The Dutch constitution does not allow for morganatic marriages either. Since 1748 when the hereditary stadholderate was (re-)introduced for all the provinces of the Republic the only stipulation is that heirs need to marry with consent of the Estates General.
The marriages of Friso, Pieter-Christiaan and Floris are legal. Not that it would make any difference for their children. Even if Friso had not married Mabel and remained in line of succession their children would have had the same legal status (Dutch law does not make a difference between children born in or outside wedlock).

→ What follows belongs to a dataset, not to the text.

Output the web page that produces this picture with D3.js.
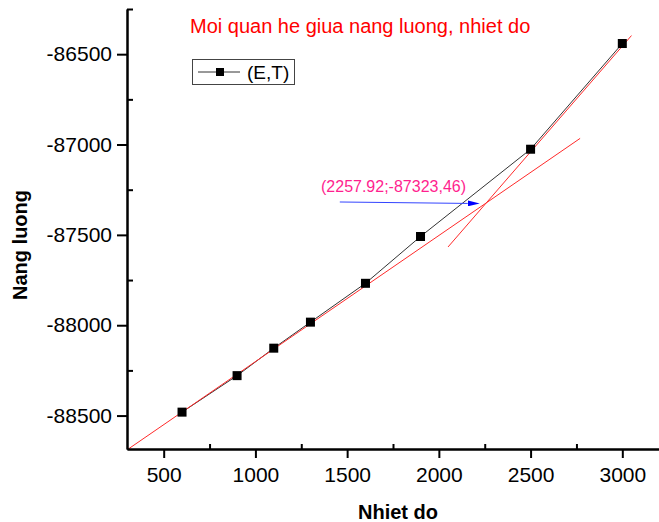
<!DOCTYPE html>
<html>
<head>
<meta charset="utf-8">
<script src="https://cdn.jsdelivr.net/npm/d3@7/dist/d3.min.js"></script>
<style>
  html, body { margin: 0; padding: 0; background: #fff; }
  svg { display: block; font-family: "Liberation Sans", Arial, sans-serif; }
</style>
</head>
<body>
<svg id="canvas" width="659" height="522"></svg>
<script>
// data
const temps = [600, 900, 1100, 1300, 1600, 1900, 2500, 3000]
const energies = [-88481, -88279, -88127, -87983, -87768, -87509, -87026, -86441]
// two fitted straight lines (end points)
const fitLow = [[300, -88690], [2770, -86966]]
const fitHigh = [[2050, -87567], [3050, -86397]]
const crossLabel = "(2257.92;-87323,46)"
const arrowFrom = [1460, -87318]
const arrowTo = [2223, -87326]
const xTicks = [500, 1000, 1500, 2000, 2500, 3000]
const xMinor = [750, 1250, 1750, 2250, 2750]
const yTicks = [-86500, -87000, -87500, -88000, -88500]
const yMinor = [-86250, -86750, -87250, -87750, -88250]

const svg = d3.select("#canvas")
const x = d3.scaleLinear().domain([300, 3200]).range([127, 659])
const y = d3.scaleLinear().domain([-88685, -86250]).range([449, 9])

svg.append("defs").append("clipPath").attr("id", "plot")
  .append("rect").attr("x", 127).attr("y", 0).attr("width", 532).attr("height", 449)

const pts = temps.map((t, i) => [t, energies[i]])
const line = d3.line().x(d => x(d[0])).y(d => y(d[1]))

const plot = svg.append("g").attr("clip-path", "url(#plot)")

plot.append("path")
  .attr("d", line(pts))
  .attr("fill", "none")
  .attr("stroke", "#333")
  .attr("stroke-width", 1)

plot.selectAll("path.fit")
  .data([fitLow, fitHigh])
  .enter().append("path")
  .attr("class", "fit")
  .attr("d", line)
  .attr("fill", "none")
  .attr("stroke", "#ff2a2a")
  .attr("stroke-width", 1)

plot.selectAll("rect.pt")
  .data(pts)
  .enter().append("rect")
  .attr("class", "pt")
  .attr("x", d => x(d[0]) - 4.5)
  .attr("y", d => y(d[1]) - 4.5)
  .attr("width", 9)
  .attr("height", 9)
  .attr("fill", "#000")

// arrow
svg.append("defs").append("marker")
  .attr("id", "head")
  .attr("viewBox", "0 0 12 6")
  .attr("refX", 0).attr("refY", 3)
  .attr("markerWidth", 12).attr("markerHeight", 6)
  .attr("markerUnits", "userSpaceOnUse")
  .attr("orient", "auto")
  .append("path").attr("d", "M0,0L12,3L0,6Z").attr("fill", "#0000ff")

svg.append("line")
  .attr("x1", x(arrowFrom[0])).attr("y1", y(arrowFrom[1]))
  .attr("x2", x(arrowTo[0]) - 12).attr("y2", y(arrowTo[1]))
  .attr("stroke", "#3344ff")
  .attr("stroke-width", 1)
  .attr("marker-end", "url(#head)")

svg.append("text")
  .attr("x", 321)
  .attr("y", 192)
  .attr("font-size", 16)
  .attr("fill", "#ff1f8f")
  .text(crossLabel)

// axes
const fmt = d => String(d)
svg.append("g").attr("transform", "translate(0,449)")
  .call(d3.axisBottom(x).tickValues(xTicks).tickFormat(fmt).tickSize(9).tickPadding(9).tickSizeOuter(0))
svg.append("g").attr("transform", "translate(0,449)")
  .call(d3.axisBottom(x).tickValues(xMinor).tickSize(-5).tickFormat("").tickSizeOuter(0))
svg.append("g").attr("transform", "translate(127,0)")
  .call(d3.axisLeft(y).tickValues(yTicks).tickFormat(fmt).tickSize(10).tickPadding(5).tickSizeOuter(0))
svg.append("g").attr("transform", "translate(127,0)")
  .call(d3.axisLeft(y).tickValues(yMinor).tickSize(-6).tickFormat("").tickSizeOuter(0))

svg.selectAll(".domain, .tick line")
  .attr("stroke", "#000")
  .attr("stroke-width", 2)
svg.selectAll(".tick text")
  .attr("font-family", "'Liberation Sans', Arial, sans-serif")
  .attr("font-size", 21)
  .attr("fill", "#000")

// axis titles
svg.append("text")
  .attr("x", 398).attr("y", 519)
  .attr("text-anchor", "middle")
  .attr("font-size", 20).attr("font-weight", "bold")
  .text("Nhiet do")
svg.append("text")
  .attr("transform", "translate(27,245) rotate(-90)")
  .attr("text-anchor", "middle")
  .attr("font-size", 20).attr("font-weight", "bold")
  .text("Nang luong")

// title
svg.append("text")
  .attr("x", 190).attr("y", 33)
  .attr("font-size", 20)
  .attr("fill", "#ff0000")
  .text("Moi quan he giua nang luong, nhiet do")

// legend
const lg = svg.append("g")
lg.append("rect")
  .attr("x", 192.5).attr("y", 59.5).attr("width", 102).attr("height", 25)
  .attr("fill", "#fff").attr("stroke", "#444").attr("stroke-width", 1)
lg.append("line")
  .attr("x1", 198).attr("x2", 240).attr("y1", 72).attr("y2", 72)
  .attr("stroke", "#333").attr("stroke-width", 1)
lg.append("rect")
  .attr("x", 216).attr("y", 68).attr("width", 8).attr("height", 8).attr("fill", "#000")
lg.append("text")
  .attr("x", 247).attr("y", 78.5)
  .attr("font-size", 19)
  .text("(E,T)")
</script>
</body>
</html>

It would have been interesting to see how constitutional experts would have handled their place in line of succession. Any child recognised by the father is legitimate in the eyes of the law. Children can even force their father to recognise the child as his (example Hugo son of the Duke of Parma). Any child a woman bears is her legitimate offspring no matter if she is married or not. The constitutional articles around the marriages of the king and those in line of succession are still from a time that things were different and children born outside a marriage were not legitimate and women would not even dare to give birth unwed. Though princess Marianne of the Netherlands did so. She responded to her husband's extra marital affairs with finding love outside the marriage as well. When that resulted in a pregnancy the Prussian and Dutch courts rushed through a formal divorce and as her lover was still married she could not marry the father of her son. The boy died young but his parents stayed together for the rest of their life even though they never married. He wife refused to divorce and as a commoner such a marriage would not have been acceptable to the Estates-General.
Willem I was HM the King (of the Netherlands) and the Grand Duke of Luxembourg until his abdication. After the abdication he went by the style and title of HM King Willem Frederik, count of Nassau.
So he retained the title of King but no regnal number was used and the title count of Nassau was added to provide his second wife with a title. She could not be styled HM Queen Henriette so became the Countess of Nassau.
It's interesting how you pointed out examples of marriages which were illegal precisely because they were celebrated only religiously: I had not thought of King Leopold II using that as a loophole to Belgian law. I'm not sure about the second wife of King Willem I of the Netherlands, whom he married after abdicating the throne: unlike Queen Wilhelmina later on, he never adopted a lower title (e.g. Prince).
The late Prince Johan Friso also presents an unusual case, insofar as his marriage to Mabel Wisse-Smit was both legal and canonical, as he married in both civil and religious wedding ceremonies. But because he didn't receive parliamentary consent, the union is not dynastic. Still, nobody questions the legitimacy of his two daughters.
The children of Prince Augustus of Great Britain, Duke of Sussex (sixth son of King George III) were born to a religious marriage, insofar as their parents (their mother was Lady Augusta Murray) underwent a Church of England ceremony. But as the union was contracted in contravention to the 1772 Royal Marriages Act, they were deemed bastards for the purpose of succession. In fact, a strict interpretation of the law would have it that there was no legal marriage, period -- notwithstanding the fact that in the UK (as in Scandinavia and America), the clergy are authorized to perform marriages (civil ceremonies are not required by law).